20 applicants had applied in 1998 to build the development at the station. After a pre-qualification phase a short list of seven investor groups were eventually invited to apply to carry it out. In March 1999, an international selection committee chose two companies to finally develop the project: e-Pfa-Immobilienmanagement (Wiesbaden) and TERCON Immobilien Projektentwicklungs GmbH (Munich). A feasibility study for the project estimated that the centre would create 3,400–4,000 new jobs.

== Operation ==
In 2026, the station was served by 15 Intercity-Express lines and one regional service.

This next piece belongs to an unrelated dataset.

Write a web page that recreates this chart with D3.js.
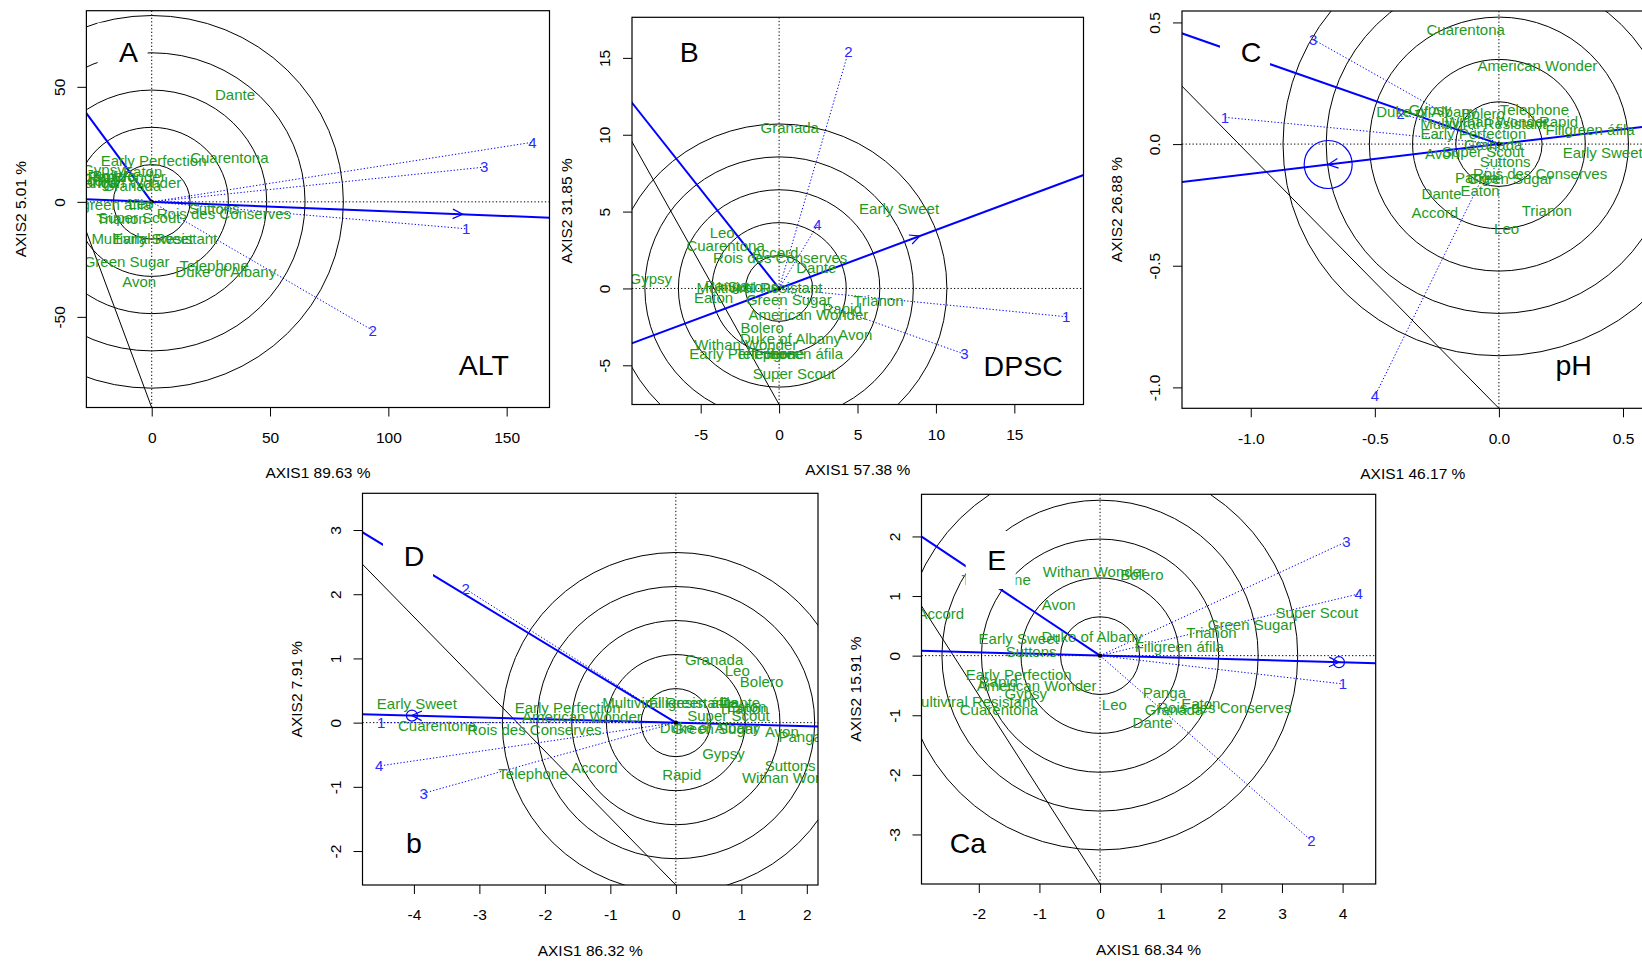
<!DOCTYPE html>
<html><head><meta charset="utf-8">
<script src="https://cdn.jsdelivr.net/npm/d3@7"></script>
<style>body{margin:0;background:#fff}svg{display:block}</style>
</head><body>
<svg id="c" width="1642" height="962"></svg>
<script>
// ---------------- DATA ----------------
const genotypes = ["Accord","American Wonder","Avon","Bolero","Cuarentona","Dante","Duke of Albany",
  "Early Perfection","Early Sweet","Eaton","Filigreen áfila","Green Sugar","Granada","Gypsy","Leo",
  "Multiviral Resistant","Panga","Rapid","Rois des Conserves","Super Scout","Suttons","Telephone",
  "Trianon","Withan Wonder"];
const envNames = ["1","2","3","4"];

// Panel A (ALT)
const altGenX = [-24.9,-12.8,-5.3,-15.9,32.8,35.2,31.3,0.8,0.5,-3.8,-18.9,-10.6,-8.3,-20.4,-4.5,1.1,-23.4,-18.9,30.5,-5.3,26.4,26.4,-12.8,-15.9];
const altGenY = [9.3,8.5,-34.6,11.4,19.0,46.6,-30.5,17.9,-16.1,13.3,-1.2,-25.9,7.1,13.9,-0.9,-16.1,8.1,11.0,-5.2,-6.9,-3.0,-27.9,-7.4,10.7];
const altEnvX = [132.9,93.4,140.5,160.9];
const altEnvY = [-11.7,-55.9,15.1,25.9];
const altAvg = [131.4,-5.4];
const altPerp = [-27.6,38.5];
const altBlack = [[-27.6,-13],[0,-89.4]];
const altRing = 16.2;
const altXTicks = [0,50,100,150], altXLabels = ["0","50","100","150"];
const altYTicks = [-50,0,50], altYLabels = ["-50","0","50"];

// Panel B (DPSC)
const dpscGenX = [-0.26,1.87,4.86,-1.08,-3.41,2.37,0.73,-2.35,7.65,-4.18,1.23,0.62,0.68,-8.18,-3.63,-1.25,-3.34,4.02,0.07,0.95,-1.67,-0.59,6.33,-2.13];
const dpscGenY = [2.34,-1.69,-2.99,-2.56,2.75,1.34,-3.25,-4.27,5.16,-0.59,-4.27,-0.76,10.48,0.65,3.62,0.07,0.15,-1.30,2.02,-5.53,0.12,-4.23,-0.82,-3.64];
const dpscEnvX = [18.31,4.42,11.82,2.44];
const dpscEnvY = [-1.84,15.40,-4.27,4.12];
const dpscAvg = [8.97,3.41];
const dpscPerp = [-9.38,12.08];
const dpscBlack = [[-9.38,9.54],[0,-7.55]];
const dpscRing = 2.14;
const dpscXTicks = [-5,0,5,10,15], dpscXLabels = ["-5","0","5","10","15"];
const dpscYTicks = [-5,0,5,10,15], dpscYLabels = ["-5","0","5","10","15"];

// Panel C (pH)
const phGenX = [-0.258,0.155,-0.229,-0.063,-0.134,-0.231,-0.291,-0.103,0.418,-0.076,0.367,0.045,-0.023,-0.278,0.031,-0.063,-0.090,0.240,0.166,-0.063,0.025,0.143,0.193,-0.009];
const phGenY = [-0.282,0.321,-0.038,0.126,0.471,-0.203,0.133,0.041,-0.036,-0.192,0.058,-0.141,-0.004,0.142,-0.347,0.085,-0.137,0.092,-0.121,-0.032,-0.073,0.140,-0.274,0.092];
const phEnvX = [-1.104,-0.396,-0.748,-0.500];
const phEnvY = [0.110,0.126,0.430,-1.036];
const phAvg = [-0.688,-0.084];
const phPerp = [-1.277,0.455];
const phBlack = [[-1.277,0.238],[0,-1.086]];
const phRing = 0.174;
const phXTicks = [-1.0,-0.5,0.0,0.5], phXLabels = ["-1.0","-0.5","0.0","0.5"];
const phYTicks = [-1.0,-0.5,0.0,0.5], phYLabels = ["-1.0","-0.5","0.0","0.5"];

// Panel D (b)
const bGenX = [-1.244,-1.435,1.619,1.309,-3.644,0.982,0.524,-1.653,-3.955,1.084,0.269,0.600,0.584,0.727,0.938,-0.163,1.899,0.091,-2.160,0.804,1.746,-2.182,1.033,1.797];
const bGenY = [-0.701,0.093,-0.140,0.633,-0.047,0.302,-0.087,0.234,0.291,0.249,0.302,-0.103,0.976,-0.477,0.805,0.312,-0.227,-0.804,-0.114,0.104,-0.674,-0.800,0.224,-0.866];
const bEnvX = [-4.50,-3.21,-3.85,-4.53];
const bEnvY = [0.0,2.08,-1.10,-0.675];
const bAvg = [-4.03,0.11];
const bPerp = [-4.785,2.965];
const bBlack = [[-4.785,2.466],[0,-2.529]];
const bRing = 0.53;
const bXTicks = [-4,-3,-2,-1,0,1,2], bXLabels = ["-4","-3","-2","-1","0","1","2"];
const bYTicks = [-2,-1,0,1,2,3], bYLabels = ["-2","-1","0","1","2","3"];

// Panel E (Ca)
const caGenX = [-2.627,-1.048,-0.683,0.689,-1.667,0.866,-0.135,-1.343,-1.343,1.661,1.307,2.485,1.219,-1.225,0.236,-2.120,1.060,-1.677,2.05,3.575,-1.137,-1.714,1.837,-0.094];
const caGenY = [0.699,-0.503,0.850,1.365,-0.900,-1.124,0.319,-0.324,0.291,-0.811,0.151,0.515,-0.912,-0.632,-0.828,-0.772,-0.621,-0.436,-0.867,0.727,0.067,1.270,0.391,1.409];
const caEnvX = [4.005,3.486,4.064,4.264];
const caEnvY = [-0.475,-3.104,1.913,1.035];
const caAvg = [3.94,-0.11];
const caPerp = [-2.945,1.997];
const caBlack = [[-2.945,0.833],[0,-3.831]];
const caRing = 0.652;
const caXTicks = [-2,-1,0,1,2,3,4], caXLabels = ["-2","-1","0","1","2","3","4"];
const caYTicks = [-3,-2,-1,0,1,2], caYLabels = ["-3","-2","-1","0","1","2"];

// ---------------- LAYOUT / OPTIONS ----------------
const panels = [
  {id:"A", letter:"A", letterXY:[128.6,61.7], corner:"ALT", cornerXY:[483.9,375],
   box:{l:86.4,r:549.5,t:10.7,b:407.5}, xdom:[-27.6,168.1], ydom:[-89.4,83.1],
   xt:altXTicks, xtl:altXLabels, yt:altYTicks, ytl:altYLabels, xlab:"AXIS1 89.63 %", ylab:"AXIS2 5.01 %",
   gx:altGenX, gy:altGenY, ex:altEnvX, ey:altEnvY, avg:altAvg, perp:altPerp, blk:altBlack, ring:altRing, avgR:0},
  {id:"B", letter:"B", letterXY:[689.2,61.7], corner:"DPSC", cornerXY:[1023.2,375.7],
   box:{l:632,r:1083.5,t:17.3,b:404.5}, xdom:[-9.38,19.41], ydom:[-7.55,17.64],
   xt:dpscXTicks, xtl:dpscXLabels, yt:dpscYTicks, ytl:dpscYLabels, xlab:"AXIS1 57.38 %", ylab:"AXIS2 31.85 %",
   gx:dpscGenX, gy:dpscGenY, ex:dpscEnvX, ey:dpscEnvY, avg:dpscAvg, perp:dpscPerp, blk:dpscBlack, ring:dpscRing, avgR:0},
  {id:"C", letter:"C", letterXY:[1251,61.7], corner:"pH", cornerXY:[1573.6,375],
   box:{l:1182,r:1643.6,t:11,b:408.3}, xdom:[-1.277,0.583], ydom:[-1.086,0.547],
   xt:phXTicks, xtl:phXLabels, yt:phYTicks, ytl:phYLabels, xlab:"AXIS1 46.17 %", ylab:"AXIS2 26.88 %",
   gx:phGenX, gy:phGenY, ex:phEnvX, ey:phEnvY, avg:phAvg, perp:phPerp, blk:phBlack, ring:phRing, avgR:24},
  {id:"D", letter:"D", letterXY:[414,565.7], corner:"b", cornerXY:[414,853.3],
   box:{l:362.5,r:818,t:493.3,b:885}, xdom:[-4.785,2.171], ydom:[-2.529,3.572],
   xt:bXTicks, xtl:bXLabels, yt:bYTicks, ytl:bYLabels, xlab:"AXIS1 86.32 %", ylab:"AXIS2 7.91 %",
   gx:bGenX, gy:bGenY, ex:bEnvX, ey:bEnvY, avg:bAvg, perp:bPerp, blk:bBlack, ring:bRing, avgR:5.5},
  {id:"E", letter:"E", letterXY:[996.7,570], corner:"Ca", cornerXY:[967.9,853.3],
   box:{l:921.5,r:1375.7,t:494.3,b:884}, xdom:[-2.945,4.546], ydom:[-3.831,2.707],
   xt:caXTicks, xtl:caXLabels, yt:caYTicks, ytl:caYLabels, xlab:"AXIS1 68.34 %", ylab:"AXIS2 15.91 %",
   gx:caGenX, gy:caGenY, ex:caEnvX, ey:caEnvY, avg:caAvg, perp:caPerp, blk:caBlack, ring:caRing, avgR:5.5}
];

const FONT = "'Liberation Sans', Arial, Helvetica, sans-serif";
const GREEN = "#1f9a1f", BLUE = "#0000ff", EBLUE = "#2b2bff";
const svg = d3.select("#c").style("font-family", FONT);
const defs = svg.append("defs");

panels.forEach(p => {
  const b = p.box;
  const x = d3.scaleLinear().domain(p.xdom).range([b.l, b.r]);
  const y = d3.scaleLinear().domain(p.ydom).range([b.b, b.t]);
  defs.append("clipPath").attr("id", "clip" + p.id).append("rect")
    .attr("x", b.l).attr("y", b.t).attr("width", b.r - b.l).attr("height", b.b - b.t);
  const g = svg.append("g");
  const inner = g.append("g").attr("clip-path", `url(#clip${p.id})`);
  const ox = x(0), oy = y(0);

  // concentric rings
  inner.selectAll("ellipse.ring").data(d3.range(1, 6)).join("ellipse")
    .attr("cx", ox).attr("cy", oy)
    .attr("rx", d => x(d * p.ring) - ox).attr("ry", d => oy - y(d * p.ring))
    .attr("fill", "none").attr("stroke", "#000").attr("stroke-width", 1);

  // dotted axes
  inner.append("line").attr("x1", b.l).attr("x2", b.r).attr("y1", oy).attr("y2", oy)
    .attr("stroke", "#000").attr("stroke-width", 1).attr("stroke-dasharray", "1.3,2.2");
  inner.append("line").attr("x1", ox).attr("x2", ox).attr("y1", b.t).attr("y2", b.b)
    .attr("stroke", "#000").attr("stroke-width", 1).attr("stroke-dasharray", "1.3,2.2");

  // black line
  const [p1, p2] = p.blk;
  const k = 3;
  inner.append("line")
    .attr("x1", x(p2[0] + (p1[0] - p2[0]) * k)).attr("y1", y(p2[1] + (p1[1] - p2[1]) * k))
    .attr("x2", x(p2[0])).attr("y2", y(p2[1]))
    .attr("stroke", "#000").attr("stroke-width", 1);

  // environment vectors (dotted blue)
  inner.selectAll("line.env").data(p.ex).join("line")
    .attr("x1", ox).attr("y1", oy).attr("x2", (d) => x(d)).attr("y2", (d, i) => y(p.ey[i]))
    .attr("stroke", BLUE).attr("stroke-width", 1).attr("stroke-dasharray", "1.3,2");

  // average environment axis (blue solid, through origin)
  const ax = x(p.avg[0]), ay = y(p.avg[1]);
  const K = 50;
  inner.append("line")
    .attr("x1", ox - (ax - ox) * K).attr("y1", oy - (ay - oy) * K)
    .attr("x2", ox + (ax - ox) * K).attr("y2", oy + (ay - oy) * K)
    .attr("stroke", BLUE).attr("stroke-width", 2);
  // arrow head
  const ang = Math.atan2(ay - oy, ax - ox), L = 11, spread = 0.45;
  inner.append("path")
    .attr("d", `M${ax - L * Math.cos(ang - spread)},${ay - L * Math.sin(ang - spread)}L${ax},${ay}L${ax - L * Math.cos(ang + spread)},${ay - L * Math.sin(ang + spread)}`)
    .attr("fill", "none").attr("stroke", BLUE).attr("stroke-width", 1.2);
  if (p.avgR > 0) {
    inner.append("circle").attr("cx", ax).attr("cy", ay).attr("r", p.avgR)
      .attr("fill", "none").attr("stroke", BLUE).attr("stroke-width", 1.2);
  }
  // second blue line from origin
  const px = x(p.perp[0]), py = y(p.perp[1]);
  inner.append("line").attr("x1", ox).attr("y1", oy)
    .attr("x2", ox + (px - ox) * 2).attr("y2", oy + (py - oy) * 2)
    .attr("stroke", BLUE).attr("stroke-width", 2);

  inner.append("circle").attr("cx", ox).attr("cy", oy).attr("r", 2.2).attr("fill", "#000");

  // genotype labels
  inner.selectAll("text.gen").data(genotypes).join("text")
    .attr("x", (d, i) => x(p.gx[i])).attr("y", (d, i) => y(p.gy[i])).attr("dy", "0.35em")
    .attr("text-anchor", "middle").attr("font-size", 15).attr("fill", GREEN).text(d => d);
  // environment labels
  inner.selectAll("text.env").data(envNames).join("text")
    .attr("x", (d, i) => x(p.ex[i])).attr("y", (d, i) => y(p.ey[i])).attr("dy", "0.35em")
    .attr("text-anchor", "middle").attr("font-size", 15).attr("fill", EBLUE).text(d => d);

  // panel letter with white box
  const [lx, ly] = p.letterXY;
  g.append("rect").attr("x", lx - 31).attr("y", ly - 39).attr("width", 50).attr("height", 58).attr("fill", "#fff");
  g.append("text").attr("x", lx).attr("y", ly).attr("text-anchor", "middle")
    .attr("font-size", 28.5).attr("fill", "#000").text(p.letter);
  g.append("text").attr("x", p.cornerXY[0]).attr("y", p.cornerXY[1]).attr("text-anchor", "middle")
    .attr("font-size", 28.5).attr("fill", "#000").text(p.corner);

  // axes
  const xa = g.append("g").attr("transform", `translate(0,${b.b})`)
    .call(d3.axisBottom(x).tickValues(p.xt).tickFormat((d, i) => p.xtl[i]).tickSize(9));
  xa.select(".domain").remove();
  xa.selectAll("text").attr("y", 30).attr("dy", "0.35em").attr("font-size", 15.5)
    .attr("font-family", FONT).attr("fill", "#000");
  xa.selectAll("line").attr("stroke", "#000");
  const ya = g.append("g").attr("transform", `translate(${b.l},0)`)
    .call(d3.axisLeft(y).tickValues(p.yt).tickFormat((d, i) => p.ytl[i]).tickSize(9));
  ya.select(".domain").remove();
  ya.selectAll("text").attr("x", 0).attr("y", 0).attr("dy", "0.35em")
    .attr("transform", "translate(-27,0) rotate(-90)").attr("text-anchor", "middle")
    .attr("font-size", 15.5).attr("font-family", FONT).attr("fill", "#000");
  ya.selectAll("line").attr("stroke", "#000");

  // axis titles
  g.append("text").attr("x", (b.l + Math.min(b.r, 1643.6)) / 2).attr("y", b.b + 65.5).attr("dy", "0.35em")
    .attr("text-anchor", "middle").attr("font-size", 15.5).text(p.xlab);
  g.append("text").attr("transform", `translate(${b.l - 65.7},${(b.t + b.b) / 2}) rotate(-90)`)
    .attr("dy", "0.35em").attr("text-anchor", "middle").attr("font-size", 15.5).text(p.ylab);

  // box
  g.append("rect").attr("x", b.l).attr("y", b.t).attr("width", b.r - b.l).attr("height", b.b - b.t)
    .attr("fill", "none").attr("stroke", "#000").attr("stroke-width", 1.2);
});
</script>
</body></html>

| Line | Route | Interval |
| ICE 1 | Hamburg-Altona – Hamburg – Essen – Duisburg – Düsseldorf – Cologne – Bonn – Koblenz – Mainz – Frankfurt Airport – Frankfurt – Würzburg – Nuremberg – Regensburg – Passau | Two train pairs |
| ICE 11 | Berlin Gesundbrunnen – Berlin – Erfurt – Frankfurt – Frankfurt Airport – Mannheim – Stuttgart – Ulm – Augsburg – Munich | One train pair at night |
| ICE 12 | Frankfurt → Frankfurt Airport → Hanau → Hanover → Wolfsburg → Berlin → Berlin Ostbahnhof | One train |
| ICE 13 | Frankfurt Airport – Frankfurt South – Kassel – Braunschweig – Wolfsburg – Berlin – Berlin Ostbahnhof | Every four hours |
| ICE/ECE 20 | Hamburg – Hannover – Göttingen – Kassel-Wilhelmshöhe – Frankfurt – Frankfurt Airport – Mainz – Wiesbaden | One train pair |
| ICE 41 | (Dortmund – Bochum –) Essen – Duisburg – Düsseldorf – Köln Messe/Deutz – Frankfurt Airport – Frankfurt – Würzburg – Nuremberg – Munich | Hourly |
| ICE 42 | (Münster –) Dortmund – Bochum – Essen – Duisburg – Düsseldorf – Cologne – Siegburg/Bonn – Frankfurt Airport – Mannheim – Stuttgart – Augsburg – Munich | Every two hours |
| ICE 43 | Hamburg-Altona – Dortmund – Hagen – Wuppertal – Solingen – Cologne – Frankfurt Airport – Mannheim – Karlsruhe – Freiburg – Basel |
| ICE 47 | Münster/Dortmund – Bochum – Essen – Duisburg – Düsseldorf – Köln Messe/Deutz – Frankfurt Airport – Mannheim – Stuttgart |
| ICE 49 | Cologne – (Cologne/Bonn Airport –) Siegburg/Bonn – Montabaur – Limburg Süd – Frankfurt Airport – Frankfurt | Some trains |
| ICE 50 | Dresden – Leipzig – Erfurt – Fulda – Frankfurt – Frankfurt Airport – Mainz – Wiesbaden | Every two hours |
| ICE 62 | Münster – Wanne-Eickel – Gelsenkirchen – Essen – Duisburg – Düsseldorf – Köln Messe/Deutz – Frankfurt Airport – Mannheim – Stuttgart – Ulm – Augsburg – Munich – Salzburg – Villach – Klagenfurt – Graz | 1 train pair |
Dortmund – Bochum – Essen – Duisburg – Düsseldorf – Köln Messe/Deutz – Frankfurt Airport– Mannheim – Heidelberg – Stuttgart – Ulm – Friedrichshafen Stadt – Lindau-Reutin – Bregenz – St. Anton – Innsbruck
| ICE 78 | Amsterdam – Arnhem – Duisburg – Düsseldorf – Cologne – Frankfurt Airport – Frankfurt | Every two hours |
| ICE 79 | Brussels – Liège – Aachen – Cologne – Frankfurt Airport – Frankfurt |
| ICE 91 | Dortmund – (Essen – Düsseldorf –)/(Hagen – Wuppertal –) Cologne – Bonn – Koblenz – Mainz – Frankfurt Airport – Frankfurt – Würzburg – Nuremberg – Regensburg – Passau – Linz – Vienna |
| RB 58 | Rüsselsheim Opelwerk – Frankfurt Airport – Frankfurt Süd – Maintal Ost – Hanau – Aschaffenburg – Laufach | Hourly |

In 2009, 16 percent of passengers at Frankfurt Airport travelled by Intercity-Express.